Requirements — Report, as a bare number, how many lines hold "React".

'''

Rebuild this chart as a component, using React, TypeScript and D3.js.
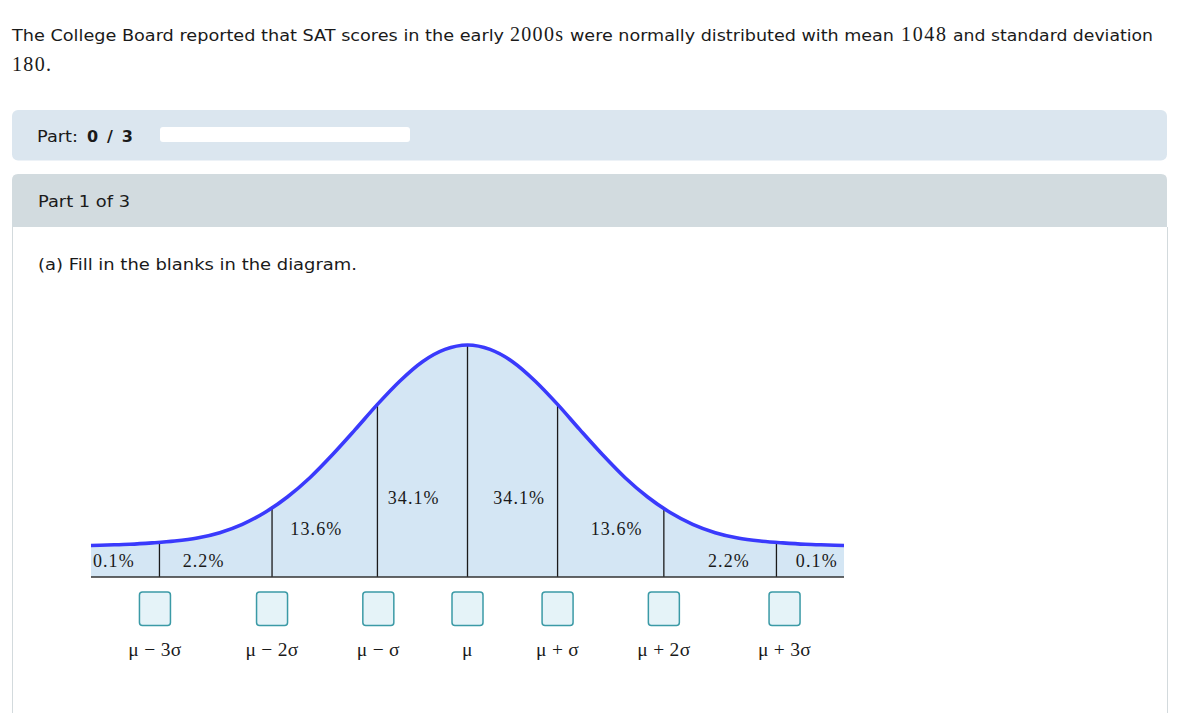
import React, { useEffect, useRef } from 'react';
import * as d3 from 'd3';

// ---- data ----
// horizontal position unit "u" (drawing units of the diagram), tick positions
const tickU = [-3.42, -2.17, -1, 0, 1, 2.18, 3.43];
const tickLabels = ['μ − 3σ', 'μ − 2σ', 'μ − σ', 'μ', 'μ + σ', 'μ + 2σ', 'μ + 3σ'];
const boxU = [-3.47, -2.17, -0.99, 0, 1.0, 2.18, 3.52];
const curveU = [-4.18, -4, -3.75, -3.5, -3.25, -3, -2.75, -2.5, -2.25, -2, -1.75, -1.5, -1.25, -1, -0.75, -0.5, -0.25, 0,
  0.25, 0.5, 0.75, 1, 1.25, 1.5, 1.75, 2, 2.25, 2.5, 2.75, 3, 3.25, 3.5, 3.75, 4, 4.18];
const curveH = [0.136, 0.138, 0.141, 0.147, 0.155, 0.168, 0.191, 0.227, 0.278, 0.345, 0.428, 0.527, 0.634, 0.744, 0.845, 0.928, 0.981, 1.0,
  0.981, 0.928, 0.845, 0.744, 0.634, 0.527, 0.428, 0.345, 0.278, 0.227, 0.191, 0.168, 0.155, 0.147, 0.141, 0.138, 0.136];
const segLabels = ['0.1%', '2.2%', '13.6%', '34.1%', '34.1%', '13.6%', '2.2%', '0.1%'];
const segLabelU = [-3.926, -2.93, -1.678, -0.597, 0.574, 1.656, 2.903, 3.878];
const segLabelH = [0.043, 0.043, 0.181, 0.315, 0.315, 0.181, 0.043, 0.043];

const SANS = '"DejaVu Sans", Verdana, sans-serif';
const SERIF = '"Liberation Serif", "Times New Roman", serif';

export default function App() {
  const ref = useRef<SVGSVGElement | null>(null);

  useEffect(() => {
    const svg = d3.select(ref.current);
    svg.selectAll('*').remove();

    // ---- page chrome ----
    const texts = [
      { t: 'The College Board reported that SAT scores in the early', x: 12, w: 492, f: SANS, s: 16, y: 41, b: false },
      { t: '2000s', x: 510, w: 53, f: SERIF, s: 20, y: 41, b: false },
      { t: 'were normally distributed with mean', x: 570, w: 324, f: SANS, s: 16, y: 41, b: false },
      { t: '1048', x: 901, w: 45, f: SERIF, s: 20, y: 41, b: false },
      { t: 'and standard deviation', x: 953, w: 200, f: SANS, s: 16, y: 41, b: false },
      { t: '180.', x: 12, w: 39, f: SERIF, s: 20, y: 71, b: false },
    ];

    // part bar
    svg.append('rect').attr('x', 12).attr('y', 110).attr('width', 1155).attr('height', 50.5)
      .attr('rx', 6).attr('fill', '#dbe6ef');
    svg.append('rect').attr('x', 160).attr('y', 127).attr('width', 250).attr('height', 15)
      .attr('rx', 3).attr('fill', '#ffffff');

    // part panel
    svg.append('path')
      .attr('d', 'M12,227 L12,180 Q12,174 18,174 L1161,174 Q1167,174 1167,180 L1167,227 Z')
      .attr('fill', '#d2dbdf');
    svg.append('line').attr('x1', 12.5).attr('x2', 12.5).attr('y1', 227).attr('y2', 713)
      .attr('stroke', '#d3dadd').attr('stroke-width', 1);
    svg.append('line').attr('x1', 1167.5).attr('x2', 1167.5).attr('y1', 227).attr('y2', 713)
      .attr('stroke', '#d3dadd').attr('stroke-width', 1);

    texts.push(
      { t: 'Part:', x: 37, w: 41, f: SANS, s: 16, y: 142, b: false },
      { t: '0 / 3', x: 87, w: 46, f: SANS, s: 16, y: 142, b: true },
      { t: 'Part 1 of 3', x: 38, w: 92, f: SANS, s: 16, y: 207, b: false },
      { t: '(a) Fill in the blanks in the diagram.', x: 38, w: 319, f: SANS, s: 16, y: 270, b: false },
    );

    svg.selectAll('text.para').data(texts).enter().append('text')
      .attr('class', 'para')
      .attr('x', d => d.x).attr('y', d => d.y)
      .attr('textLength', d => d.w)
      .attr('lengthAdjust', d => (d.f === SANS && !d.b ? 'spacingAndGlyphs' : 'spacing'))
      .attr('font-family', d => d.f).attr('font-size', d => d.s)
      .attr('font-weight', d => (d.b ? 'bold' : 'normal'))
      .attr('fill', '#1a1a1a').text(d => d.t);

    // ---- chart ----
    const x = d3.scaleLinear().domain([-4.18, 4.18]).range([91, 844]);
    const y = d3.scaleLinear().domain([0, 1]).range([577, 345]);
    const hAt = d3.scaleLinear().domain(curveU).range(curveH);

    const pts = curveU.map((u, i) => [u, curveH[i]] as [number, number]);
    const g = svg.append('g');

    const area = d3.area<[number, number]>()
      .x(d => x(d[0])).y0(y(0)).y1(d => y(d[1])).curve(d3.curveMonotoneX);
    g.append('path').attr('d', area(pts) as string).attr('fill', '#d4e6f4');

    g.selectAll('line.tick').data(tickU).enter().append('line')
      .attr('class', 'tick')
      .attr('x1', d => x(d)).attr('x2', d => x(d))
      .attr('y1', y(0)).attr('y2', d => y(hAt(d)) - 1)
      .attr('stroke', '#1a1a1a').attr('stroke-width', 1.3);

    g.append('line').attr('x1', x(-4.18)).attr('x2', x(4.18))
      .attr('y1', y(0)).attr('y2', y(0)).attr('stroke', '#333').attr('stroke-width', 1.6);

    g.selectAll('text.seg').data(segLabels).enter().append('text')
      .attr('class', 'seg')
      .attr('x', (d, i) => x(segLabelU[i])).attr('y', (d, i) => y(segLabelH[i]))
      .attr('text-anchor', 'middle')
      .attr('font-family', SERIF).attr('font-size', 18).attr('letter-spacing', 1.1)
      .attr('fill', '#1a1a1a').text(d => d);

    const line = d3.line<[number, number]>()
      .x(d => x(d[0])).y(d => y(d[1])).curve(d3.curveMonotoneX);
    g.append('path').attr('d', line(pts) as string)
      .attr('fill', 'none').attr('stroke', '#3a3afc').attr('stroke-width', 3.6);

    // answer boxes and labels
    g.selectAll('rect.box').data(boxU).enter().append('rect')
      .attr('class', 'box')
      .attr('x', d => x(d) - 15.5).attr('y', 592).attr('width', 31).attr('height', 33.5)
      .attr('rx', 3).attr('fill', '#e5f3f8').attr('stroke', '#3b9aa6').attr('stroke-width', 1.5);

    g.selectAll('text.tl').data(tickLabels).enter().append('text')
      .attr('class', 'tl')
      .attr('x', (d, i) => x(boxU[i])).attr('y', 656)
      .attr('text-anchor', 'middle')
      .attr('font-family', SERIF).attr('font-size', 19.5).attr('letter-spacing', 0.3)
      .attr('fill', '#1a1a1a').text(d => d);
  }, []);

  return (
    <svg ref={ref} width={1178} height={713}
      style={{ position: 'absolute', left: 0, top: 0, background: '#ffffff' }} />
  );
}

'''

Correct output — 2